System complete and qualified	QA passed and ready for staging	System complete and qualified
System proven in operational env.	System running in production	System proven in operational env.

She proposed the idea of "full-stack teams" (opposed to full-stack devs, unrealistic if one has to take seriously the amount of knowledge modern system engineering encompasses), and the fact that data science / data analysis is inseparable from the other facets of a software project, since its inception.

In Data versioning in machine learning projects Dmitry Petrov started from what I think is a very common problem: we have good tools to manage code versioning, but the same can't be said about versioning data. More generally, he stated that while hardware development has a well established methodology (Waterfall), and software development has one as well (Agile/Scrum), the same can't be said for data related projects. He presented a tool he's developing called DVC, an extension to git (similar to git-annex in some aspects) specifically designed for managing large volumes of data.
Big Data Systems Performance: The Little Shop of Horrors by Jens Dittrich was in large part a tirade against the over-hyped terms like "Big Data" &co, that often bring more confusion than clarity when it comes to evaluate a solution for a data related problem.

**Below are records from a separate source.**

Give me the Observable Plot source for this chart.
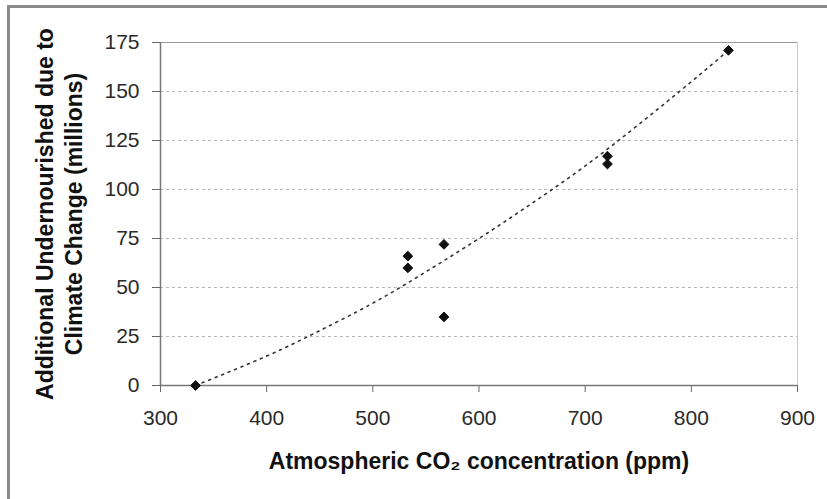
<!DOCTYPE html>
<html>
<head>
<meta charset="utf-8">
<script src="https://cdn.jsdelivr.net/npm/d3@7"></script>
<script src="https://cdn.jsdelivr.net/npm/@observablehq/plot@0.6"></script>
<style>
  html, body { margin: 0; padding: 0; background: #fff; width: 827px; height: 499px; overflow: hidden; }
  #chart { position: absolute; left: 0; top: 0; }
  #frame { position: absolute; left: 7px; top: 5px; width: 900px; height: 600px;
           border-left: 3px solid #8a8a8a; border-top: 3px solid #8a8a8a; pointer-events: none; }
</style>
</head>
<body>
<div id="chart"></div>
<div id="frame"></div>
<script>
// Scenario points: atmospheric CO2 (ppm) vs additional undernourished (millions)
const co2 = [333, 533, 533, 567, 567, 721, 721, 835];
const undernourished = [0, 66, 60, 72, 35, 117, 113, 171];

// Dotted trend line
const trendCo2 = [333, 400, 450, 500, 550, 600, 650, 700, 750, 800, 835];
const trendValue = [0, 15, 28, 42, 58, 75, 93, 112, 133, 155, 171];

const xTicks = [300, 400, 500, 600, 700, 800, 900];
const yTicks = [0, 25, 50, 75, 100, 125, 150, 175];
const yGridTicks = [25, 50, 75, 100, 125, 150];

const yLabel = "Additional Undernourished due to\nClimate Change (millions)";
const xLabel = "Atmospheric CO\u2082 concentration (ppm)";

const points = co2.map((c, i) => ({co2: c, value: undernourished[i]}));
const trend = trendCo2.map((c, i) => ({co2: c, value: trendValue[i]}));

const font = "Arial, 'Liberation Sans', Helvetica, sans-serif";

const chart = Plot.plot({
  width: 827,
  height: 499,
  marginLeft: 160,
  marginRight: 30,
  marginTop: 42,
  marginBottom: 114,
  style: { fontFamily: font, fontSize: "21px", color: "#222", background: "transparent" },
  x: { domain: [300, 900], ticks: xTicks },
  y: { domain: [0, 175], ticks: yTicks },
  marks: [
    Plot.gridY(yGridTicks, { stroke: "#999", strokeOpacity: 0.7, strokeDasharray: "3,3", strokeWidth: 1 }),
    Plot.ruleY([175], { stroke: "#999", strokeWidth: 1.2 }),
    Plot.ruleX([900], { stroke: "#ccc", strokeWidth: 1 }),
    Plot.axisX(xTicks, { tickSize: 7, tickPadding: 18, stroke: "#666", fill: "#2a2a2a", fontSize: 21, label: null }),
    Plot.axisY(yTicks, { tickSize: 8, tickPadding: 13, stroke: "#666", fill: "#2a2a2a", fontSize: 21, label: null }),
    Plot.ruleX([300], { stroke: "#777", strokeWidth: 1.5 }),
    Plot.ruleY([0], { stroke: "#777", strokeWidth: 1.5 }),
    Plot.line(trend, { x: "co2", y: "value", stroke: "#333", strokeWidth: 1.6, strokeDasharray: "2,5", curve: "natural" }),
    Plot.dot(points, { x: "co2", y: "value", symbol: "diamond2", r: 4.4, fill: "#111", stroke: "#111", strokeWidth: 1 }),
    Plot.text([yLabel], { frameAnchor: "left", rotate: -90, dx: -102, textAnchor: "middle", lineAnchor: "middle",
      lineHeight: 1.27, fontSize: 23, fontWeight: "bold", fill: "#111" }),
    Plot.text([xLabel], { frameAnchor: "bottom", dy: 76, textAnchor: "middle", lineAnchor: "middle",
      fontSize: 23, fontWeight: "bold", fill: "#111" })
  ]
});
document.getElementById("chart").appendChild(chart);
</script>
</body>
</html>
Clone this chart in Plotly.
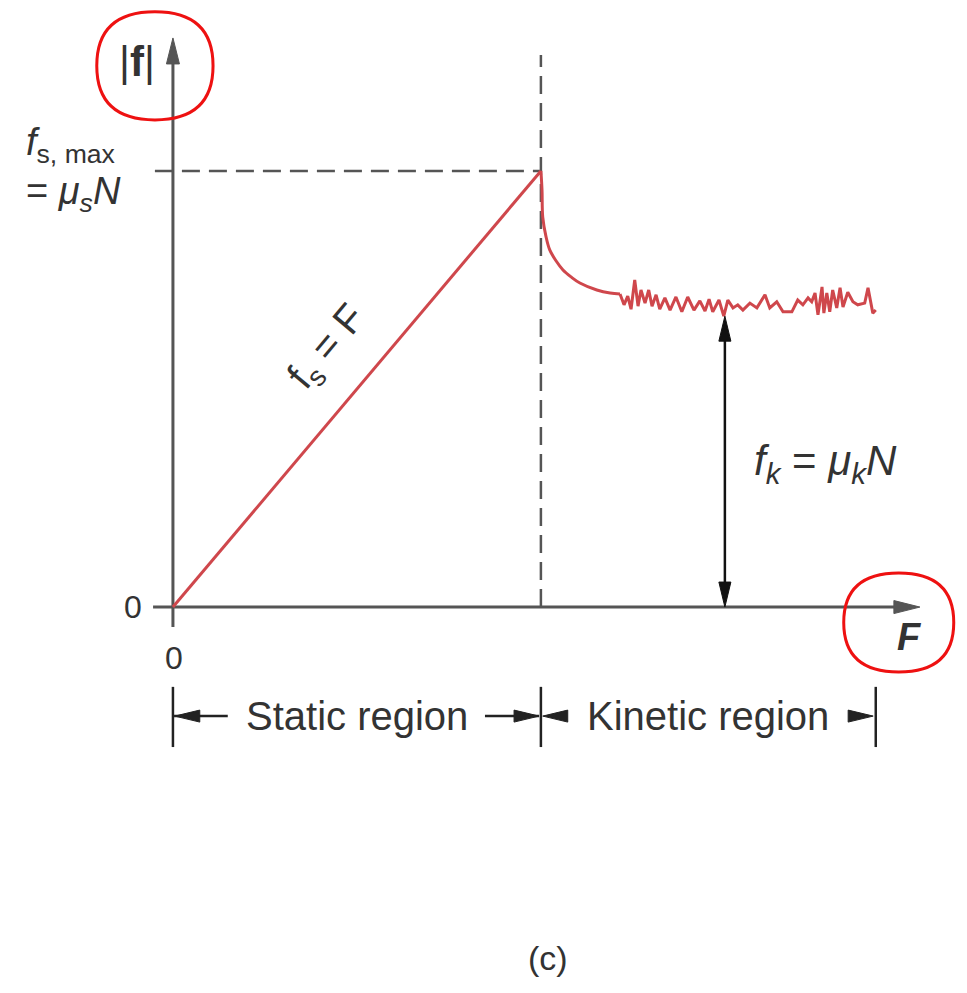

This lack of clarity hinders reaching an efficient solution, because of the mix of three "dimensions" that should instead be orthogonal (as the name Dittrich chose suggests): 1. fancy sounding buzzwords, 2. technical principles and patterns, 3. software platforms. He dismissed the first as good only for marketing (he apparently had a bad opinion about marketing), he said being familiar with 3 is important, but even more important is knowing very well 2, because those principles are ubiquitous and more solid. He brought a real life example, where he obtained a 10000x speed improvement applying different patterns and tools from the already existing solution.